Given instruction >> Can you output the material exactly as written, minus any pictures it holds?

Data provided >>
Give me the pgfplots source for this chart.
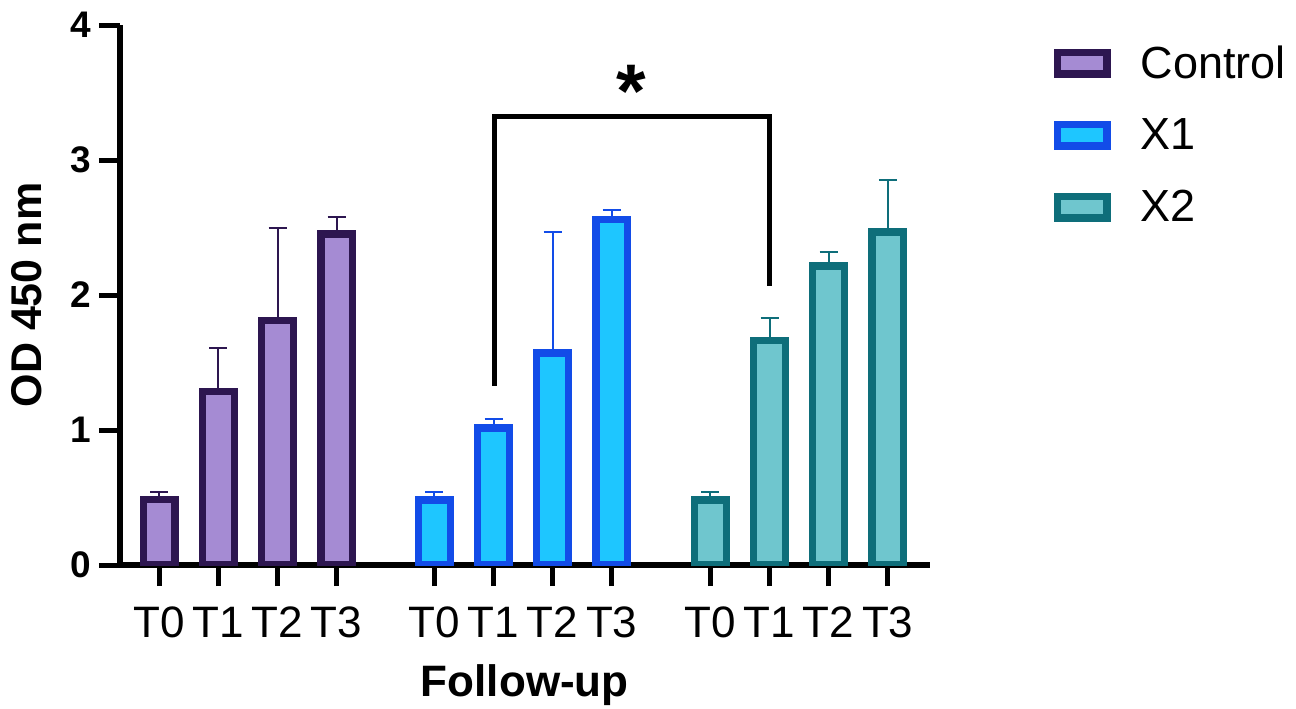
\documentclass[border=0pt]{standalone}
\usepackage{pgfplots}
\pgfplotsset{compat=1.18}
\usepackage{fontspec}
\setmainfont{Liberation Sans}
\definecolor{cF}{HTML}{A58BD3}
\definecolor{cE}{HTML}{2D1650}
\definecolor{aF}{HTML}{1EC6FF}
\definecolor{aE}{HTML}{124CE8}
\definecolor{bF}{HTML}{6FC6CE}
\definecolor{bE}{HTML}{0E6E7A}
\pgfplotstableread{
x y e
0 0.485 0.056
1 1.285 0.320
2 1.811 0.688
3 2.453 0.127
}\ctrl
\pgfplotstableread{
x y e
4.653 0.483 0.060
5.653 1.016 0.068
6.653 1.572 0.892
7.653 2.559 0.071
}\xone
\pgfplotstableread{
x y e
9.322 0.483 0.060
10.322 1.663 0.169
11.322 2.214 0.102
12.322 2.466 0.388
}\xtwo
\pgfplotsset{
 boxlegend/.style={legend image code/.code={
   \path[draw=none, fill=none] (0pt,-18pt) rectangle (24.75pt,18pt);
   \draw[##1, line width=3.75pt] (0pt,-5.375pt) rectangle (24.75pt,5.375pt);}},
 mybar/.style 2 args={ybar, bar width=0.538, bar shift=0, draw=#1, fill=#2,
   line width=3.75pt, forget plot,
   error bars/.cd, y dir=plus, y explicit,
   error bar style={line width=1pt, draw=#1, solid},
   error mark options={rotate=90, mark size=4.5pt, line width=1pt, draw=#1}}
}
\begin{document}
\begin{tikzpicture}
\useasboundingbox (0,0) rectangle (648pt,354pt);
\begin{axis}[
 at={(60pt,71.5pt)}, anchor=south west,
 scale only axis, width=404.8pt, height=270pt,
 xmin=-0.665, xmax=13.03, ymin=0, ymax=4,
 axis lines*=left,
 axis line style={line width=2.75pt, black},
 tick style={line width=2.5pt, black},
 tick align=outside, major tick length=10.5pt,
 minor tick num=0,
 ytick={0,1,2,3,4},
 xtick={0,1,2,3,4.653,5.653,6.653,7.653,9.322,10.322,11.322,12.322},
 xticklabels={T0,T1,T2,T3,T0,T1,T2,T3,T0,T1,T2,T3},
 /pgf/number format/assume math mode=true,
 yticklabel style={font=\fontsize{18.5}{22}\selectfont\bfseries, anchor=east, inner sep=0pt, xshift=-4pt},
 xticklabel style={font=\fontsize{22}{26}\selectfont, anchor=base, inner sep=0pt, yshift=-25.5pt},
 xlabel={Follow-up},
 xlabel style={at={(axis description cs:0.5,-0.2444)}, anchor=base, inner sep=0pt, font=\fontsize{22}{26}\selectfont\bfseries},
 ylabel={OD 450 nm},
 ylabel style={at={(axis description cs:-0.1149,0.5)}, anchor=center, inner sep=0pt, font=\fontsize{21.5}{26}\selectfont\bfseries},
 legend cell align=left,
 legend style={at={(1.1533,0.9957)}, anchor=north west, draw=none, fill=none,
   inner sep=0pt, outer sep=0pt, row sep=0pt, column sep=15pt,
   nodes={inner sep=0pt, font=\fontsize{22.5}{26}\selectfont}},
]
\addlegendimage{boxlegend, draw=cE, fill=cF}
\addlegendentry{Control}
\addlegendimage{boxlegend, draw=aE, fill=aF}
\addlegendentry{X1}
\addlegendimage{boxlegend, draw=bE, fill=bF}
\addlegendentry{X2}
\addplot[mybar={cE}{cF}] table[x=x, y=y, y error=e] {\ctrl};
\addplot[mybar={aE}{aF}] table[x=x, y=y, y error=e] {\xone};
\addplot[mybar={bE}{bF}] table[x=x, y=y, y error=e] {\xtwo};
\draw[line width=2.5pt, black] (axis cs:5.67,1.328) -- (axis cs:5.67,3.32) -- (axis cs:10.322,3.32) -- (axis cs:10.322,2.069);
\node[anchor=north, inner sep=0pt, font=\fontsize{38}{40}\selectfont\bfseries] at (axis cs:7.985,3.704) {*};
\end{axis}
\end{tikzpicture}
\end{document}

Worked answer >>
Give me the pgfplots source for this chart.
\documentclass[border=0pt]{standalone}
\usepackage{pgfplots}
\pgfplotsset{compat=1.18}
\usepackage{fontspec}
\setmainfont{Liberation Sans}
\definecolor{cF}{HTML}{A58BD3}
\definecolor{cE}{HTML}{2D1650}
\definecolor{aF}{HTML}{1EC6FF}
\definecolor{aE}{HTML}{124CE8}
\definecolor{bF}{HTML}{6FC6CE}
\definecolor{bE}{HTML}{0E6E7A}
\pgfplotstableread{
x y e
0 0.485 0.056
1 1.285 0.320
2 1.811 0.688
3 2.453 0.127
}\ctrl
\pgfplotstableread{
x y e
4.653 0.483 0.060
5.653 1.016 0.068
6.653 1.572 0.892
7.653 2.559 0.071
}\xone
\pgfplotstableread{
x y e
9.322 0.483 0.060
10.322 1.663 0.169
11.322 2.214 0.102
12.322 2.466 0.388
}\xtwo
\pgfplotsset{
 boxlegend/.style={legend image code/.code={
   \path[draw=none, fill=none] (0pt,-18pt) rectangle (24.75pt,18pt);
   \draw[##1, line width=3.75pt] (0pt,-5.375pt) rectangle (24.75pt,5.375pt);}},
 mybar/.style 2 args={ybar, bar width=0.538, bar shift=0, draw=#1, fill=#2,
   line width=3.75pt, forget plot,
   error bars/.cd, y dir=plus, y explicit,
   error bar style={line width=1pt, draw=#1, solid},
   error mark options={rotate=90, mark size=4.5pt, line width=1pt, draw=#1}}
}
\begin{document}
\begin{tikzpicture}
\useasboundingbox (0,0) rectangle (648pt,354pt);
\begin{axis}[
 at={(60pt,71.5pt)}, anchor=south west,
 scale only axis, width=404.8pt, height=270pt,
 xmin=-0.665, xmax=13.03, ymin=0, ymax=4,
 axis lines*=left,
 axis line style={line width=2.75pt, black},
 tick style={line width=2.5pt, black},
 tick align=outside, major tick length=10.5pt,
 minor tick num=0,
 ytick={0,1,2,3,4},
 xtick={0,1,2,3,4.653,5.653,6.653,7.653,9.322,10.322,11.322,12.322},
 xticklabels={T0,T1,T2,T3,T0,T1,T2,T3,T0,T1,T2,T3},
 /pgf/number format/assume math mode=true,
 yticklabel style={font=\fontsize{18.5}{22}\selectfont\bfseries, anchor=east, inner sep=0pt, xshift=-4pt},
 xticklabel style={font=\fontsize{22}{26}\selectfont, anchor=base, inner sep=0pt, yshift=-25.5pt},
 xlabel={Follow-up},
 xlabel style={at={(axis description cs:0.5,-0.2444)}, anchor=base, inner sep=0pt, font=\fontsize{22}{26}\selectfont\bfseries},
 ylabel={OD 450 nm},
 ylabel style={at={(axis description cs:-0.1149,0.5)}, anchor=center, inner sep=0pt, font=\fontsize{21.5}{26}\selectfont\bfseries},
 legend cell align=left,
 legend style={at={(1.1533,0.9957)}, anchor=north west, draw=none, fill=none,
   inner sep=0pt, outer sep=0pt, row sep=0pt, column sep=15pt,
   nodes={inner sep=0pt, font=\fontsize{22.5}{26}\selectfont}},
]
\addlegendimage{boxlegend, draw=cE, fill=cF}
\addlegendentry{Control}
\addlegendimage{boxlegend, draw=aE, fill=aF}
\addlegendentry{X1}
\addlegendimage{boxlegend, draw=bE, fill=bF}
\addlegendentry{X2}
\addplot[mybar={cE}{cF}] table[x=x, y=y, y error=e] {\ctrl};
\addplot[mybar={aE}{aF}] table[x=x, y=y, y error=e] {\xone};
\addplot[mybar={bE}{bF}] table[x=x, y=y, y error=e] {\xtwo};
\draw[line width=2.5pt, black] (axis cs:5.67,1.328) -- (axis cs:5.67,3.32) -- (axis cs:10.322,3.32) -- (axis cs:10.322,2.069);
\node[anchor=north, inner sep=0pt, font=\fontsize{38}{40}\selectfont\bfseries] at (axis cs:7.985,3.704) {*};
\end{axis}
\end{tikzpicture}
\end{document}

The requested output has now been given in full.